◆ Short exercise
Only the lines from the one containing "Reproduce this chart with Apache ECharts." through the one containing "0.5823, 0.6305, 0.6767];" should be output, both ends included and exactly as they appear, minus any pictures.

◆ Recorded data
● ● ●
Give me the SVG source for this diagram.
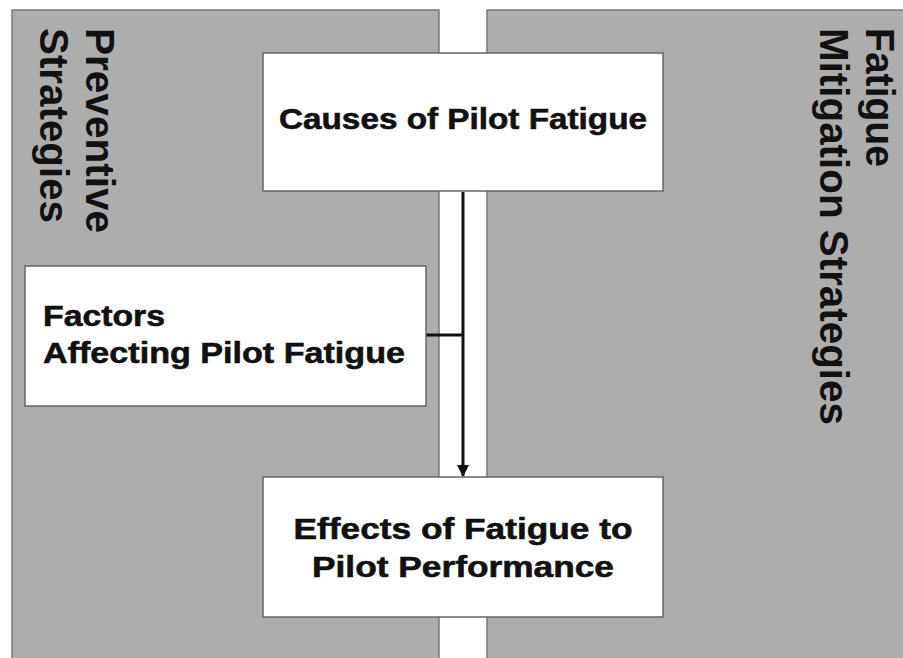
● ● ●
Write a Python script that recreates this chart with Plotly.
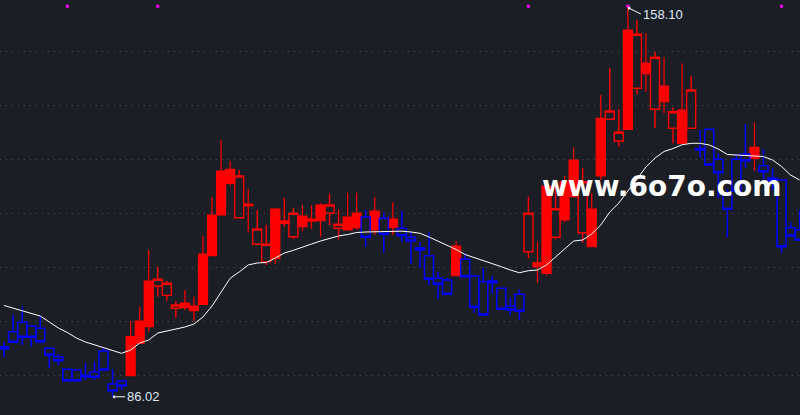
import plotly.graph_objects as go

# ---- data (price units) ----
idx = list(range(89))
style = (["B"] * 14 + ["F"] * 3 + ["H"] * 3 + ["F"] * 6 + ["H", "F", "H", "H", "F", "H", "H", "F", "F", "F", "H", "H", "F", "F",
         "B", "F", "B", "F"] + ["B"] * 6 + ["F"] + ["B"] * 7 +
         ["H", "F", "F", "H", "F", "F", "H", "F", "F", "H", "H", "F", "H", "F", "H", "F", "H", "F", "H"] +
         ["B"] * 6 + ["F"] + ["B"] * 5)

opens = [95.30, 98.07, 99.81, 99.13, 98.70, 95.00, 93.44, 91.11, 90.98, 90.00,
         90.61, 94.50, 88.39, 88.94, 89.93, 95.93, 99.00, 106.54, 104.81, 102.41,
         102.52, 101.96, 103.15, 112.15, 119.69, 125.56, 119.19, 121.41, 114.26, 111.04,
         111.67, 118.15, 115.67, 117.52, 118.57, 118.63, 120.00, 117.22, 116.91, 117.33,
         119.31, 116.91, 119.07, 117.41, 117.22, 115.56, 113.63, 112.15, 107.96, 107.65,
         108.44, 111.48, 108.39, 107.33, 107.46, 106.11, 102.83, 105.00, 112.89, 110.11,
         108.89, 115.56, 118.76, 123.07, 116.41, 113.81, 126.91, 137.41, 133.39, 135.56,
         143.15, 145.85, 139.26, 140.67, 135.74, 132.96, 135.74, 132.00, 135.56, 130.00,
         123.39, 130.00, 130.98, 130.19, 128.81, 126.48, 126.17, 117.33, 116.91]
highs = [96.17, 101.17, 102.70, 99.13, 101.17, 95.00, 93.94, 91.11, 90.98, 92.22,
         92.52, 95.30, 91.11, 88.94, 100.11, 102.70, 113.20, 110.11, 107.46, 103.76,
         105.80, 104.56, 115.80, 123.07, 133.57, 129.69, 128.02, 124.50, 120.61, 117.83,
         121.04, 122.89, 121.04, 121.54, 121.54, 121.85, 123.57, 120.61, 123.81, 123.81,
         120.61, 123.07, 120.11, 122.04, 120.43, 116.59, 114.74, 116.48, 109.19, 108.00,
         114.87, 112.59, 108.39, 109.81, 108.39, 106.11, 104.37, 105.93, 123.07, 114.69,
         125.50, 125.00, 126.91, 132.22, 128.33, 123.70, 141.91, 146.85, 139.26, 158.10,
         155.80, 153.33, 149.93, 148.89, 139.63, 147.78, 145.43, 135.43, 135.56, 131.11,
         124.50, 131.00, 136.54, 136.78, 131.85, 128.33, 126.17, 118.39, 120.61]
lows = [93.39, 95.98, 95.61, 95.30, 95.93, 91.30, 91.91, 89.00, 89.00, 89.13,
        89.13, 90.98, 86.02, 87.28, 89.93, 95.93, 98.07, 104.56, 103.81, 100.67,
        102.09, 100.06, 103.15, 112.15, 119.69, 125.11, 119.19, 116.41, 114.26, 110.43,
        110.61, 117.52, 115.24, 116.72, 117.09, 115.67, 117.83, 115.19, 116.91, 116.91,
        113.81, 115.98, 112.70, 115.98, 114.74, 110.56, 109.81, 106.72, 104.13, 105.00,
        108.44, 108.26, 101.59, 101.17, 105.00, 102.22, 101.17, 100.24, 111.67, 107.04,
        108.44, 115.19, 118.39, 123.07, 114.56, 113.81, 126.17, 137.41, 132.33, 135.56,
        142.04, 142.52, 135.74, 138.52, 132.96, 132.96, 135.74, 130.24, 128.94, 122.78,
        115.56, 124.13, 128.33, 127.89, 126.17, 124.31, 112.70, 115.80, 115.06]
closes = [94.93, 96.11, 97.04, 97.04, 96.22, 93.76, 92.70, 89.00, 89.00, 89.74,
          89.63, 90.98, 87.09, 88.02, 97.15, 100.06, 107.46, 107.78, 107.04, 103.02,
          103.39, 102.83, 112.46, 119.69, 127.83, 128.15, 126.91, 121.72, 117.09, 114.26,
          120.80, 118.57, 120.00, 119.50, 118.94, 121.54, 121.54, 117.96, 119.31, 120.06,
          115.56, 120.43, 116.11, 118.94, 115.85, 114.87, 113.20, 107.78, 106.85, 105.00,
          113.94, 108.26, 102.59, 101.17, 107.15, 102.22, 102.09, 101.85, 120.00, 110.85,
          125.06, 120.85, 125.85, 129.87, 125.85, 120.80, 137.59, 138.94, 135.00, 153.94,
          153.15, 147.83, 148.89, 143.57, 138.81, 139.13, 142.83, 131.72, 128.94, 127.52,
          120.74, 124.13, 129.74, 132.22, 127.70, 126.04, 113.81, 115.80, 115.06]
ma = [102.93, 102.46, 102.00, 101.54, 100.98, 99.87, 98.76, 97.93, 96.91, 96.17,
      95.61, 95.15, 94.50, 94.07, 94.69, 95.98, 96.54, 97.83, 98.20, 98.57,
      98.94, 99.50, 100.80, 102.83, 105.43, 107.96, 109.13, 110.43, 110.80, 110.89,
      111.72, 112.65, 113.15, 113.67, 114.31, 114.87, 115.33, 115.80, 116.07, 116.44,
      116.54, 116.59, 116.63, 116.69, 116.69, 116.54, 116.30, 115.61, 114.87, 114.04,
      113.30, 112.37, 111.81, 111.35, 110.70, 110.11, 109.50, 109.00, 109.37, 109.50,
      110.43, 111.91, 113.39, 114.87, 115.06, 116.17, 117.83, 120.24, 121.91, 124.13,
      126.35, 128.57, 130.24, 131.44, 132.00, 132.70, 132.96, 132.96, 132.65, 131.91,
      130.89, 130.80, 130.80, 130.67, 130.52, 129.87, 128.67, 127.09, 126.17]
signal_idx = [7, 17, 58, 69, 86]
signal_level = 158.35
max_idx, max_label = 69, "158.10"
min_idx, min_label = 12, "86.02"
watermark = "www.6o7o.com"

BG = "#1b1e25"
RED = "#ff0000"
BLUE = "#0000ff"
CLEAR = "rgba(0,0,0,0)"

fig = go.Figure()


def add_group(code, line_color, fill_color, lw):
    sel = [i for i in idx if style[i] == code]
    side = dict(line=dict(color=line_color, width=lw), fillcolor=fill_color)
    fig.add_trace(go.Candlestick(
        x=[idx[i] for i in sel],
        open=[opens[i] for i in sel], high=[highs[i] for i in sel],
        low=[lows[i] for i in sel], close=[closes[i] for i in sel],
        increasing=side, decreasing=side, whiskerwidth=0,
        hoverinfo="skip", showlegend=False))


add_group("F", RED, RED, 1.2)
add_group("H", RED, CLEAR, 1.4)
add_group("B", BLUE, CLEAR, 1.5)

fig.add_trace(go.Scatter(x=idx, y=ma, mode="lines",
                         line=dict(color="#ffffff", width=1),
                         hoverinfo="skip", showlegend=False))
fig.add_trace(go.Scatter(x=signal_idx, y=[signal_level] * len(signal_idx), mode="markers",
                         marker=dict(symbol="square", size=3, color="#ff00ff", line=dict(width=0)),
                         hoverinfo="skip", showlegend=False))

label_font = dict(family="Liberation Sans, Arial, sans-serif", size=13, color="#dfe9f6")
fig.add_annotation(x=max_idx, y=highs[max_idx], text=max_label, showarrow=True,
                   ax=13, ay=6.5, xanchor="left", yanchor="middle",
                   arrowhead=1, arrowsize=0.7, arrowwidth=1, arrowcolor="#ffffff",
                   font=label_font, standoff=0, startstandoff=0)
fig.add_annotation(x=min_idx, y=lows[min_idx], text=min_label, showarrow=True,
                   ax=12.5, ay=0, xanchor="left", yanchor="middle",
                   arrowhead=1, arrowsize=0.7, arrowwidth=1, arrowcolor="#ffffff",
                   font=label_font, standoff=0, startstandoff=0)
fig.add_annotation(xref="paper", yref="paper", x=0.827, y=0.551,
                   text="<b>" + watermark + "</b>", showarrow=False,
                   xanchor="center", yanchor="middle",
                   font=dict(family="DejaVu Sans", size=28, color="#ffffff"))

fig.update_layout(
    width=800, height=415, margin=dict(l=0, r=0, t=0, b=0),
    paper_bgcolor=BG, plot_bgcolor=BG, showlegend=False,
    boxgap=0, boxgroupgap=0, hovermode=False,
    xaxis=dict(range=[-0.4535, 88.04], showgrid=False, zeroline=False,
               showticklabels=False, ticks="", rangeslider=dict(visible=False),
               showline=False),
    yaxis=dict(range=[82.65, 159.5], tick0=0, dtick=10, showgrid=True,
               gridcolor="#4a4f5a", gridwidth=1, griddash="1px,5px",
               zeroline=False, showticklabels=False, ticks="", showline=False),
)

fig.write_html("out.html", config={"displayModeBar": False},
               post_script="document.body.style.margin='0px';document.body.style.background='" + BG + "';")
● ● ●
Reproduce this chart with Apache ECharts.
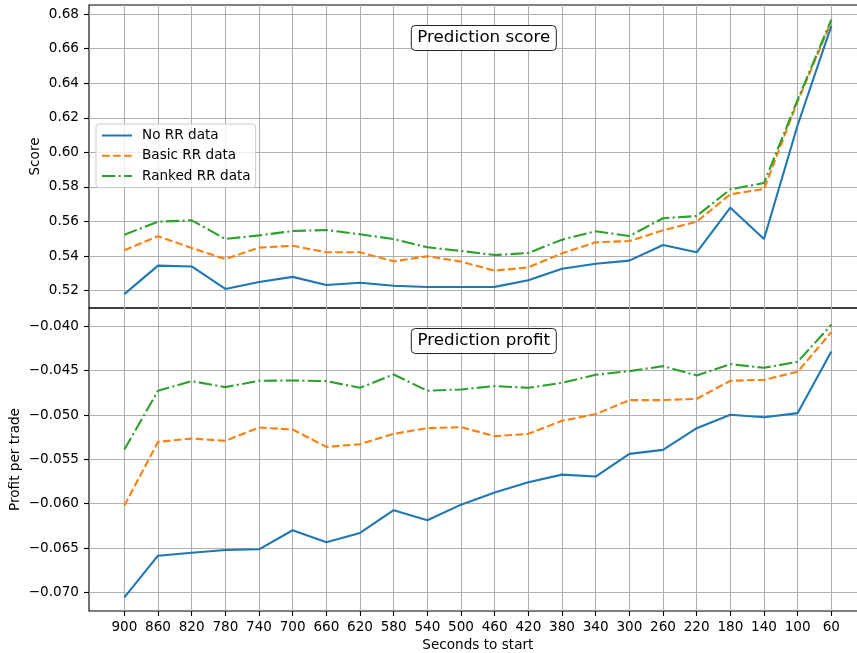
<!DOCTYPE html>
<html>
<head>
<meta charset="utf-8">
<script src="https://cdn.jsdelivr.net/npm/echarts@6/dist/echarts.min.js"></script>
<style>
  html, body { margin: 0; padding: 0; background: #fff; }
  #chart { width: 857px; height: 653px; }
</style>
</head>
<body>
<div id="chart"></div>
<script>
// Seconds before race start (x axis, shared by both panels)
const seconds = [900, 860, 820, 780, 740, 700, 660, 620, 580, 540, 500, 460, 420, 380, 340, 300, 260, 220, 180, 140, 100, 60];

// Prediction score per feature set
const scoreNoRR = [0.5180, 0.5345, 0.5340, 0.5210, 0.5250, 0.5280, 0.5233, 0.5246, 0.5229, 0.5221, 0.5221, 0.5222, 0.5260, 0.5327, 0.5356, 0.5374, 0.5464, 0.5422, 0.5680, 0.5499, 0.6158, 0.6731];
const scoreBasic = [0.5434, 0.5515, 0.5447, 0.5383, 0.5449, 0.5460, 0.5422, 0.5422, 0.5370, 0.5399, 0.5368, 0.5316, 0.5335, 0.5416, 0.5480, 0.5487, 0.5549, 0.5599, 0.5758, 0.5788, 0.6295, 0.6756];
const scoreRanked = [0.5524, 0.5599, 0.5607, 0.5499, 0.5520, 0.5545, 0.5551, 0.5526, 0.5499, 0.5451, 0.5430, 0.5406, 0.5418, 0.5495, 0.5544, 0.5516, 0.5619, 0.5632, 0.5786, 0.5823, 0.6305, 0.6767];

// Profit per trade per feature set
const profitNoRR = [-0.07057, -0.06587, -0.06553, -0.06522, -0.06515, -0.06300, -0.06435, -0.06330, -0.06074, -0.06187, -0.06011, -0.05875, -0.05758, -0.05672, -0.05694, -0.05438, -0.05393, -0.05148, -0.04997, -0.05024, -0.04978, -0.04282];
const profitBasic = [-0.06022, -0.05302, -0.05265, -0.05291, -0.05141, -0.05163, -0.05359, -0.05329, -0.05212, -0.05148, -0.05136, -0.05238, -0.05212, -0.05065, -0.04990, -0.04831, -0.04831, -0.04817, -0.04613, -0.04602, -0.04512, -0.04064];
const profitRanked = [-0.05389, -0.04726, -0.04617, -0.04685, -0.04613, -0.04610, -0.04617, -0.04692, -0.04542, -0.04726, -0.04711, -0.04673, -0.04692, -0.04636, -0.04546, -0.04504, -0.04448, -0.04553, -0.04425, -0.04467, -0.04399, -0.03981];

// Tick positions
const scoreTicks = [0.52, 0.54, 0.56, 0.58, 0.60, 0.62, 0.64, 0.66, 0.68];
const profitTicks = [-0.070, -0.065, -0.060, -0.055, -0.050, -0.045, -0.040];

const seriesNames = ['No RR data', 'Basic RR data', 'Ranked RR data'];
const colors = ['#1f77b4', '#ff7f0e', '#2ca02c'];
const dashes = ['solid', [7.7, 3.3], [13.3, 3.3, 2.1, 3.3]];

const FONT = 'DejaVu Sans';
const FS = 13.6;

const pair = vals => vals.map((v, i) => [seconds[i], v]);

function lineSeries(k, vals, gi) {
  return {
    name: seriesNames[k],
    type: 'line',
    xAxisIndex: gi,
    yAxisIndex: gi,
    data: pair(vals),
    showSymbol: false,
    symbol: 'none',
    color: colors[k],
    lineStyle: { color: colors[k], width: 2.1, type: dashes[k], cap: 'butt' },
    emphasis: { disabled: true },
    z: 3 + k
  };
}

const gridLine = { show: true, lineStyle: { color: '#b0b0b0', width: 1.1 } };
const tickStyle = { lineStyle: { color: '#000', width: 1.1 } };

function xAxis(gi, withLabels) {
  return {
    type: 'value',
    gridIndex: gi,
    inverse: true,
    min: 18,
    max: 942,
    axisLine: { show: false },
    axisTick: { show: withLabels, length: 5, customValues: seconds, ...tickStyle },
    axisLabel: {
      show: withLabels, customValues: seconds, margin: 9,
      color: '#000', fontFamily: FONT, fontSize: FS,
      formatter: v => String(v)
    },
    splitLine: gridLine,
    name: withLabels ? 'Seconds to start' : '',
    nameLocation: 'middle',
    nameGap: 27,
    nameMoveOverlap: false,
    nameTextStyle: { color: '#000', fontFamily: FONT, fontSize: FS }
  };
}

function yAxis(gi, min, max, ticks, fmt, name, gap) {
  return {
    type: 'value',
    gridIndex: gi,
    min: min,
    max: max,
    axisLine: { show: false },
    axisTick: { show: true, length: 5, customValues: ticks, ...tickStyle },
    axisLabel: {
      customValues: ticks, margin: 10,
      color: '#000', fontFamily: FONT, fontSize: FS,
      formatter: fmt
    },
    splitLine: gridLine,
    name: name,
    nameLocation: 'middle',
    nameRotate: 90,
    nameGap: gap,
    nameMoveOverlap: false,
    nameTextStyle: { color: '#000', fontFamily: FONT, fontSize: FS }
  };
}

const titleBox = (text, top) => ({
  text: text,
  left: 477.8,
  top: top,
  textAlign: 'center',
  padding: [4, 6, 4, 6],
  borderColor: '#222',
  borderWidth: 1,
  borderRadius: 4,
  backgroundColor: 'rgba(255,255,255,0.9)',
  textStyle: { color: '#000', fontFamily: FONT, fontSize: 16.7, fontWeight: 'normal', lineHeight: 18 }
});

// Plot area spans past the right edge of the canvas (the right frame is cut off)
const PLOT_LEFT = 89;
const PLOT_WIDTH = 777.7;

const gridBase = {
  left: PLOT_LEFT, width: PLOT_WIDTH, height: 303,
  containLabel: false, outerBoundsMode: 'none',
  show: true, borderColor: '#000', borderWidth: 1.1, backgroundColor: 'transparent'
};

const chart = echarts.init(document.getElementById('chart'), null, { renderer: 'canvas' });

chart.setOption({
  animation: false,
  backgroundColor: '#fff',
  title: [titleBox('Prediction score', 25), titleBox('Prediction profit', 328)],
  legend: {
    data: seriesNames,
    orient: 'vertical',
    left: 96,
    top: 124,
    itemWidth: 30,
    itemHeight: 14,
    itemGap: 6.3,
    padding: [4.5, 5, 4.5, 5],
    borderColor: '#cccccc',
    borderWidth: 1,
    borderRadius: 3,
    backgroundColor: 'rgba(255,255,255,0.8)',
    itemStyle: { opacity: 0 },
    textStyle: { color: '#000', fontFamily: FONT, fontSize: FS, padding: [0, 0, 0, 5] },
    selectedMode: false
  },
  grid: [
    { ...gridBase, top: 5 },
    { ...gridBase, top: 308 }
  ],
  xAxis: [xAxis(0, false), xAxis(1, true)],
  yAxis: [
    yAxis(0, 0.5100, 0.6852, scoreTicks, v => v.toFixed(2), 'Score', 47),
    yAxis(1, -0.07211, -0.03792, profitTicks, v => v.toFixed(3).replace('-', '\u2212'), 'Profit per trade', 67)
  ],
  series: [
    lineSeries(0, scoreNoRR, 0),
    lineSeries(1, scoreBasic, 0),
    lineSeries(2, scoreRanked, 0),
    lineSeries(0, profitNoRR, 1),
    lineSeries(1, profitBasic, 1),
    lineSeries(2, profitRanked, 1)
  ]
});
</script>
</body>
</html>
● ● ●
◆ Solution to the problem
Reproduce this chart with Apache ECharts.
<!DOCTYPE html>
<html>
<head>
<meta charset="utf-8">
<script src="https://cdn.jsdelivr.net/npm/echarts@6/dist/echarts.min.js"></script>
<style>
  html, body { margin: 0; padding: 0; background: #fff; }
  #chart { width: 857px; height: 653px; }
</style>
</head>
<body>
<div id="chart"></div>
<script>
// Seconds before race start (x axis, shared by both panels)
const seconds = [900, 860, 820, 780, 740, 700, 660, 620, 580, 540, 500, 460, 420, 380, 340, 300, 260, 220, 180, 140, 100, 60];

// Prediction score per feature set
const scoreNoRR = [0.5180, 0.5345, 0.5340, 0.5210, 0.5250, 0.5280, 0.5233, 0.5246, 0.5229, 0.5221, 0.5221, 0.5222, 0.5260, 0.5327, 0.5356, 0.5374, 0.5464, 0.5422, 0.5680, 0.5499, 0.6158, 0.6731];
const scoreBasic = [0.5434, 0.5515, 0.5447, 0.5383, 0.5449, 0.5460, 0.5422, 0.5422, 0.5370, 0.5399, 0.5368, 0.5316, 0.5335, 0.5416, 0.5480, 0.5487, 0.5549, 0.5599, 0.5758, 0.5788, 0.6295, 0.6756];
const scoreRanked = [0.5524, 0.5599, 0.5607, 0.5499, 0.5520, 0.5545, 0.5551, 0.5526, 0.5499, 0.5451, 0.5430, 0.5406, 0.5418, 0.5495, 0.5544, 0.5516, 0.5619, 0.5632, 0.5786, 0.5823, 0.6305, 0.6767];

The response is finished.